プノンペン (Phnom Penh)
カンボジアの行政、文化、経済の中心地で、「東洋のパリ」と謳われたフランス植民地時代の美しい街並みが残っている. また、王宮があり、カンボジア国王一家が住んでいる.
プノンペンという名はクメール語で「ペン(夫人)の丘」という意味である. ペン夫人は信心深い女性で、川を流れてきた仏像を見つけ、近くの丘に祠を作り仏像を手厚く祀ったことから「プノンペン」と名付けられ、それが町の名前になった. その丘はワット・プノン(Wat Phnom)と名づけられ、ペン夫人の像や仏塔が立っている.
13世紀 ジャヤヴァルマン7世の時代、ワット・ウナロムの地に寺院が建立されている. 1431年シャムの度重なる侵攻により時の王ポニェ・ヤートはアンコール・トムからコンポンチャム州のスレイ・サントーに遷都したが、あまりに河川の氾濫たびたび起こるのでプノンペンに再遷都したという. 15-16世紀はプノンペン、ロンヴァェクと首都も転々とした.
16世紀、四つの大河の出会う場所、すなわちチャット・ムック(「四つの川=四つの顔」を意味する. 「四つの腕」という解釈も知られるが間違い)の名で知られたプノンペンは交易がさかんな町ではあったが湿地帯だった. スペイン人やオランダ人、あるいは華僑や日本人が貿易で多数往来していた. 彼らはカンボジア王室の内紛に介入したりもしていたという.

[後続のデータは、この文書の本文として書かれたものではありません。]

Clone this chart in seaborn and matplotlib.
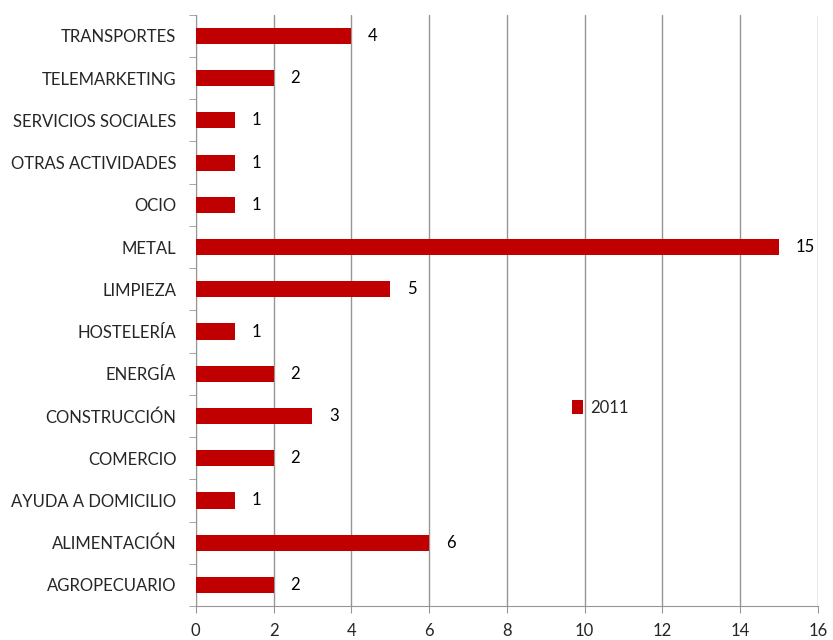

1866年王宮建設、ウドンからプノンペンに遷都を行った.
1920年代、"アジアの真珠" として知られる. プノンペン国際空港建設.
1953年のカンボジア独立以来1960年代までは隣国の内戦をよそに表面的な平和を保ち、プノンペンは「東洋のパリ」としてその美しさと治安のよさを称えられていた.
1970年のロン・ノルによる軍事クーデターにより、アメリカがカンボジアに軍事介入し、共産勢力を攻撃するために農村部に爆撃を開始した. そのため農業ができなくなった農民たちが、アメリカからの空輸食料を求めて首都に集結せざるを得なくなり、1975年ロン・ノル政権末期にはプノンペンの人口は200万人を超えていたといわれている.
1975年4月17日、クメール・ルージュによりプノンペンは陥落した. 最初は市民に歓迎ムードで迎えられたクメール・ルージュであるが、アメリカが爆撃に来るなどと市民を偽り、あるいは暴力をもって強制的に市民を各方面へと放逐した. この過程で抵抗して射殺されたり、自殺したり病人、老人や子供、妊婦など数万人が犠牲となったといわれている.